This article has been on my mind since I read it last month. It’s titled Discovering the Joy of Single-Tasking, from my longtime favorite blog Cup of Jo. I can’t get it out of my head. In our unfortunate culture of busy-ness, single-tasking is a revolutionary suggestion. Imagine devoting your full focus and dedication to each task at hand. Maybe you guys can relate.. I am constantly running around frazzled, working on several tasks at once, repetitively checking my phone and accomplishing half of each project before abandoning it for something else. Multi-tasking makes it seem like I am getting a lot accomplished, but really I am just wasting time jumping from task to task and needlessly stressing myself out. Studies have shown single-tasking is a healthier, more productive and all around better practice.
Leo Babauta writes in Focus: A simplicity manifesto in the Age of Distraction,
Multi-tasking is less efficient, due to the need to switch gears for each new task, and the switch back again.
Multi-tasking is more complicated, and thus more prone to stress and errors.
Multi-tasking can be crazy, and in this already chaotic world, we need to reign in the terror and find a little oasis of sanity and calm.
Our brains can really only handle one thing at a time, and so we get so used to switching between one thing and another with our brains that we program them to have a short attention span. This is why it’s so hard to learn to focus on one thing at a time again.
Since this bad habit is obviously not doing us any favors, I have resolved to make some changes.
- Choose your task wisely according to your daily priorities.
- Be present in each task.
- Be on the lookout for and minimize distractions before starting each task.
- Re-center and re-focus when you get distracted.
- Practice makes perfect.
While I could just resolve to cut multitasking out of my life entirely, I have found the most successful lasting changes are made gradually and specifically. Here are some ideas I had to emphasize single-tasking over multi-tasking in my life:
Optimizing Technology for Single-Tasking
- Turn off notifications
- Leave phone on silent
- Disable phone data unless necessary for task at hand
- Close apps/programs that don’t pertain to the task at hand
- Clear away digital clutter
- Remove nonessential apps from your home screen
- Limit your number of tabs, apps, or windows opened at one time
- Set technology free times, such as when waking up or going to bed
- Rather than checking your phone for the time, wear a watch
Single-Tasking at Home
- Designate days of the week to complete certain chores, rather than trying to do every chore every night.
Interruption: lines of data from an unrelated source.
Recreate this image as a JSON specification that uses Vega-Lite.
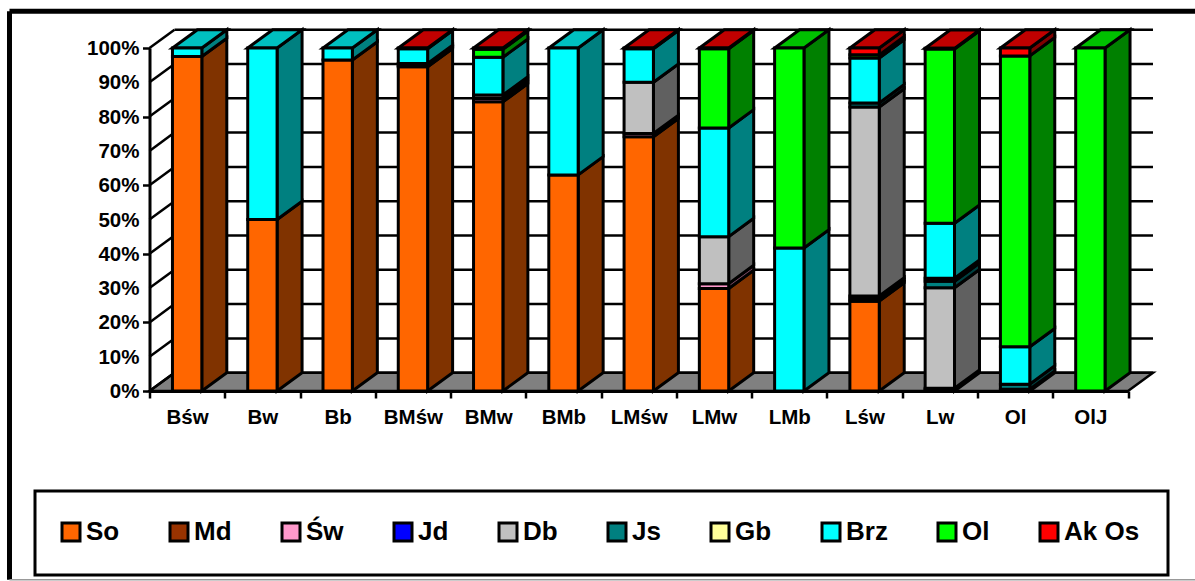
{
"$schema":"https://vega.github.io/schema/vega-lite/v6.json",
"width":978.5,"height":343,
"autosize":{"type":"none"},
"padding":{"left":149.5,"top":48,"right":67,"bottom":190},
"background":"white",
"config":{"view":{"stroke":null},"font":"Liberation Sans",
"legend":{"strokeColor":"black","strokeWidth":3,"gridAlign":"none"}},
"datasets":{
"bars":[
{"cat":"Bśw","series":"So","value":97.5},{"cat":"Bśw","series":"Brz","value":2.5},
{"cat":"Bw","series":"So","value":50},{"cat":"Bw","series":"Brz","value":50},
{"cat":"Bb","series":"So","value":96.5},{"cat":"Bb","series":"Brz","value":3.5},
{"cat":"BMśw","series":"So","value":94.5},{"cat":"BMśw","series":"Św","value":0.4},{"cat":"BMśw","series":"Db","value":0.6},{"cat":"BMśw","series":"Brz","value":4.3},{"cat":"BMśw","series":"Ak Os","value":0.2},
{"cat":"BMw","series":"So","value":84.3},{"cat":"BMw","series":"Św","value":1},{"cat":"BMw","series":"Db","value":1},{"cat":"BMw","series":"Brz","value":11},{"cat":"BMw","series":"Ol","value":2.3},{"cat":"BMw","series":"Ak Os","value":0.4},
{"cat":"BMb","series":"So","value":63},{"cat":"BMb","series":"Brz","value":37},
{"cat":"LMśw","series":"So","value":74.1},{"cat":"LMśw","series":"Św","value":1},{"cat":"LMśw","series":"Db","value":14.9},{"cat":"LMśw","series":"Brz","value":9.8},{"cat":"LMśw","series":"Ak Os","value":0.2},
{"cat":"LMw","series":"So","value":29.9},{"cat":"LMw","series":"Św","value":1.4},{"cat":"LMw","series":"Db","value":13.7},{"cat":"LMw","series":"Brz","value":31.7},{"cat":"LMw","series":"Ol","value":23.1},{"cat":"LMw","series":"Ak Os","value":0.2},
{"cat":"LMb","series":"Brz","value":41.7},{"cat":"LMb","series":"Ol","value":58.3},
{"cat":"Lśw","series":"So","value":26.2},{"cat":"Lśw","series":"Św","value":0.7},{"cat":"Lśw","series":"Jd","value":0.8},{"cat":"Lśw","series":"Db","value":55.1},{"cat":"Lśw","series":"Js","value":1.2},{"cat":"Lśw","series":"Brz","value":13.1},{"cat":"Lśw","series":"Ol","value":0.9},{"cat":"Lśw","series":"Ak Os","value":2},
{"cat":"Lw","series":"So","value":0.4},{"cat":"Lw","series":"Św","value":0.4},{"cat":"Lw","series":"Db","value":29.3},{"cat":"Lw","series":"Js","value":1.9},{"cat":"Lw","series":"Gb","value":0.9},{"cat":"Lw","series":"Brz","value":16},{"cat":"Lw","series":"Ol","value":50.8},{"cat":"Lw","series":"Ak Os","value":0.2},
{"cat":"Ol","series":"Db","value":0.5},{"cat":"Ol","series":"Js","value":1.5},{"cat":"Ol","series":"Brz","value":10.9},{"cat":"Ol","series":"Ol","value":84.8},{"cat":"Ol","series":"Ak Os","value":2.3},
{"cat":"OlJ","series":"Ol","value":100}
],
"ticks":[{"v":0},{"v":10},{"v":20},{"v":30},{"v":40},{"v":50},{"v":60},{"v":70},{"v":80},{"v":90},{"v":100}],
"floor":[{"t":0},{"t":1}]
},
"data":{"name":"bars"},
"transform":[
{"calculate":"indexof(['Bśw','Bw','Bb','BMśw','BMw','BMb','LMśw','LMw','LMb','Lśw','Lw','Ol','OlJ'],datum.cat)","as":"i"},
{"calculate":"indexof(['So','Md','Św','Jd','Db','Js','Gb','Brz','Ol','Ak Os'],datum.series)","as":"o"},
{"stack":"value","groupby":["cat"],"sort":[{"field":"o","order":"ascending"}],"as":["y0","y1"]},
{"joinaggregate":[{"op":"max","field":"o","as":"maxo"}],"groupby":["cat"]},
{"calculate":"[0,1]","as":"t"},
{"flatten":["t"]},
{"calculate":"datum.i+0.305+0.332*datum.t","as":"fx0"},
{"calculate":"datum.i+0.695+0.332*datum.t","as":"fx1"},
{"calculate":"datum.y0+5.34*datum.t","as":"sy0"},
{"calculate":"datum.y1+5.34*datum.t","as":"sy1"}
],
"resolve":{"scale":{"fill":"independent"}},
"layer":[
{"data":{"name":"floor"},"transform":[{"calculate":"0.332*datum.t","as":"a"},{"calculate":"13+0.332*datum.t","as":"b"},{"calculate":"5.34*datum.t","as":"c"}],
 "mark":{"type":"area","orient":"horizontal","fill":"#808080","stroke":"black","strokeWidth":2.5},
 "encoding":{"x":{"field":"a","type":"quantitative","stack":null,"scale":{"domain":[0,13],"nice":false,"zero":false},
   "axis":{"values":[0,1,2,3,4,5,6,7,8,9,10,11,12,13],"title":null,"grid":false,"domainColor":"black","domainWidth":3,"tickColor":"black","tickWidth":2.5,"tickSize":7,"labelOffset":37.6,"labelPadding":9,"labelFont":"Liberation Sans","labelFontWeight":"bold","labelFontSize":20.5,"labelColor":"black","labelAngle":0,"labelOverlap":false,"labelBound":false,"labelFlush":false,"labelExpr":"['Bśw','Bw','Bb','BMśw','BMw','BMb','LMśw','LMw','LMb','Lśw','Lw','Ol','OlJ',''][datum.value]"}},
  "x2":{"field":"b"},
  "y":{"field":"c","type":"quantitative","scale":{"domain":[0,100],"nice":false},
   "axis":{"values":[0,10,20,30,40,50,60,70,80,90,100],"title":null,"grid":false,"domainColor":"black","domainWidth":3,"tickColor":"black","tickWidth":2.5,"tickSize":7,"labels":false}}}},
{"data":{"name":"ticks"},"transform":[{"calculate":"datum.v+'%'","as":"lab"},{"calculate":"0","as":"xa"}],
 "mark":{"type":"text","align":"right","baseline":"middle","dx":-10,"dy":1,"font":"Liberation Sans","fontWeight":"bold","fontSize":20.5,"color":"black"},
 "encoding":{"x":{"field":"xa","type":"quantitative"},"y":{"field":"v","type":"quantitative"},"text":{"field":"lab"}}},
{"data":{"name":"ticks"},"transform":[{"calculate":"datum.v+5.34","as":"yb"},{"calculate":"0.332","as":"xa"},{"calculate":"13.332","as":"xb"}],
 "mark":{"type":"rule","stroke":"black","strokeWidth":2.5},
 "encoding":{"x":{"field":"xa","type":"quantitative"},"x2":{"field":"xb"},"y":{"field":"yb","type":"quantitative"}}},
{"data":{"name":"ticks"},"transform":[{"calculate":"datum.v+5.34","as":"yb"},{"calculate":"0","as":"xa"},{"calculate":"0.332","as":"xb"}],
 "mark":{"type":"rule","stroke":"black","strokeWidth":2.5},
 "encoding":{"x":{"field":"xa","type":"quantitative"},"x2":{"field":"xb"},"y":{"field":"v","type":"quantitative"},"y2":{"field":"yb"}}},
{"mark":{"type":"area","stroke":"black","strokeWidth":3,"strokeJoin":"miter"},
 "encoding":{"x":{"field":"fx1","type":"quantitative"},
  "y":{"field":"sy0","type":"quantitative","stack":null},"y2":{"field":"sy1"},
  "detail":{"field":"cat"},
  "fill":{"field":"series","type":"nominal","legend":null,"scale":{"domain":["So","Md","Św","Jd","Db","Js","Gb","Brz","Ol","Ak Os"],"range":["#803300","#4d1a00","#804d66","#000080","#606060","#004040","#80804d","#008080","#008000","#800000"]}}}},
{"transform":[{"filter":"datum.o==datum.maxo"}],
 "mark":{"type":"area","orient":"horizontal","stroke":"black","strokeWidth":3,"strokeJoin":"miter"},
 "encoding":{"x":{"field":"fx0","type":"quantitative","stack":null},"x2":{"field":"fx1"},
  "y":{"field":"sy1","type":"quantitative"},
  "detail":{"field":"cat"},
  "fill":{"field":"series","type":"nominal","legend":null,"scale":{"domain":["Brz","Ol","Ak Os"],"range":["#00C0C0","#00C000","#C00000"]}}}},
{"transform":[{"filter":"datum.t==0"},{"calculate":"datum.i+0.305","as":"bx0"},{"calculate":"datum.i+0.695","as":"bx1"}],
 "mark":{"type":"bar","stroke":"black","strokeWidth":3},
 "encoding":{"x":{"field":"bx0","type":"quantitative"},"x2":{"field":"bx1"},
  "y":{"field":"y0","type":"quantitative"},"y2":{"field":"y1"},
  "color":{"field":"series","type":"nominal","scale":{"domain":["So","Md","Św","Jd","Db","Js","Gb","Brz","Ol","Ak Os"],"range":["#FF6600","#993300","#FF99CC","#0000FF","#C0C0C0","#008080","#FFFF99","#00FFFF","#00FF00","#FF0000"]},
   "legend":{"title":null,"orient":"none","legendX":-114.5,"legendY":443,"direction":"horizontal","columns":10,"padding":28,"columnPadding":44,"symbolType":"square","symbolSize":324,"symbolOffset":-5,"symbolStrokeColor":"black","symbolStrokeWidth":3,"labelFont":"Liberation Sans","labelFontWeight":"bold","labelFontSize":26,"labelColor":"black","labelOffset":2,"fillColor":"white","strokeColor":"black"}}}},
{"data":{"values":[{"a":-1.86,"b":13.9,"c":110.7,"d":-55}]},
 "mark":{"type":"rule","stroke":"black","strokeWidth":5},
 "encoding":{"x":{"field":"a","type":"quantitative"},"x2":{"field":"b"},"y":{"field":"c","type":"quantitative"}}},
{"data":{"values":[{"a":-1.86,"b":13.9,"c":110.7,"d":-55}]},
 "mark":{"type":"rule","stroke":"black","strokeWidth":5},
 "encoding":{"x":{"field":"a","type":"quantitative"},"y":{"field":"c","type":"quantitative"},"y2":{"field":"d"}}},
{"data":{"values":[{"a":-1.86,"b":13.9,"c":-55}]},
 "mark":{"type":"rule","stroke":"#999999","strokeWidth":1.5},
 "encoding":{"x":{"field":"a","type":"quantitative"},"x2":{"field":"b"},"y":{"field":"c","type":"quantitative"}}}
]
}
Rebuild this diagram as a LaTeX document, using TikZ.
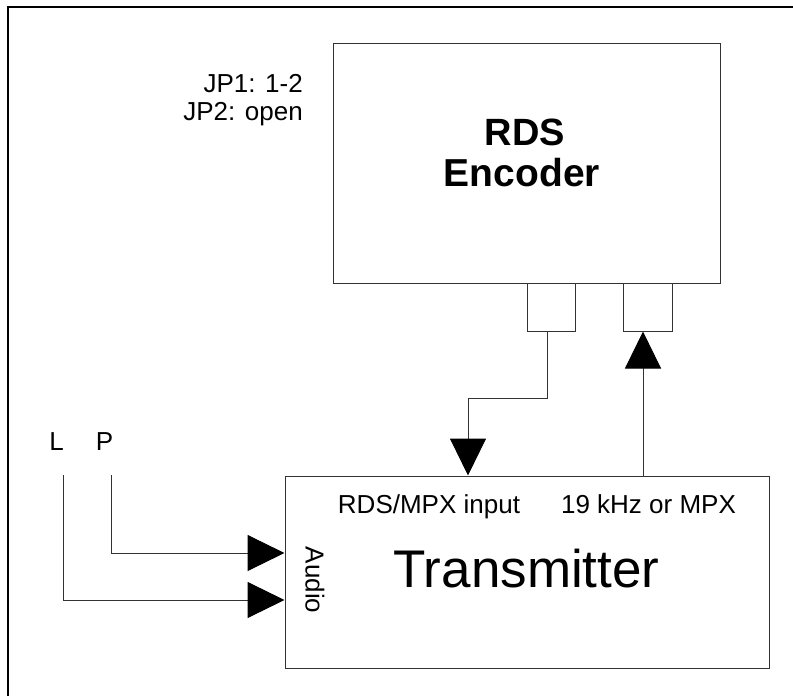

- Rather than storing your phone in your pocket, determine a spot in your house to keep it. That way you won’t be tempted to browse social media or play games while working on other tasks.
- Schedule a night to spend relaxing.
- Give yourself enough time to complete tasks to avoid rushing around. Rather than try to complete many tasks at once, dedicate your time to those that are most important.
- Develop a routine for getting ready each morning so you can focus on one task at a time in an itemized fashion.
- Prepare for tomorrow the night before by prioritizing your to-do list, packing your bag and setting out clothes.
- Ditch electronics 1-2 hours before bed time to unplug and escape harmful blue light.
Single-Tasking at Work
- Only open and respond to emails at certain times, leaving the window closed otherwise.
- Schedule responsibilities each day, ensuring time to finish one task before starting another.
- Organize work into groups with the same process or into a priority level system to help efficiently meet required deadlines.
- Wind down your work day half an hour or so before you plan to leave the office, to avoid a last minute scramble.
- Put the window you are working with on full screen to help keep on task.
Single-Tasking when Out and About
- Leave your phone in the car or put it on airplane mode when out with friends/family.
- Have an itinerary planned for your trip out, rather than driving around at random
- Instead of trying to go out multiple places or bar hop, hang out at just one. Try their food and drink and really get a well-rounded experience at that establishment.
- If you have multiple invitations on a given night, prioritize your plans to attend one event rather than bouncing around.
I realize that a lot of this article could be simplified by screaming “Turn off your phone!” It’s no secret that technology, and the smartphone in particular, has taken over our lives. There are so many distracting functions to be mindful of. Who is with me in resolving to take a step away?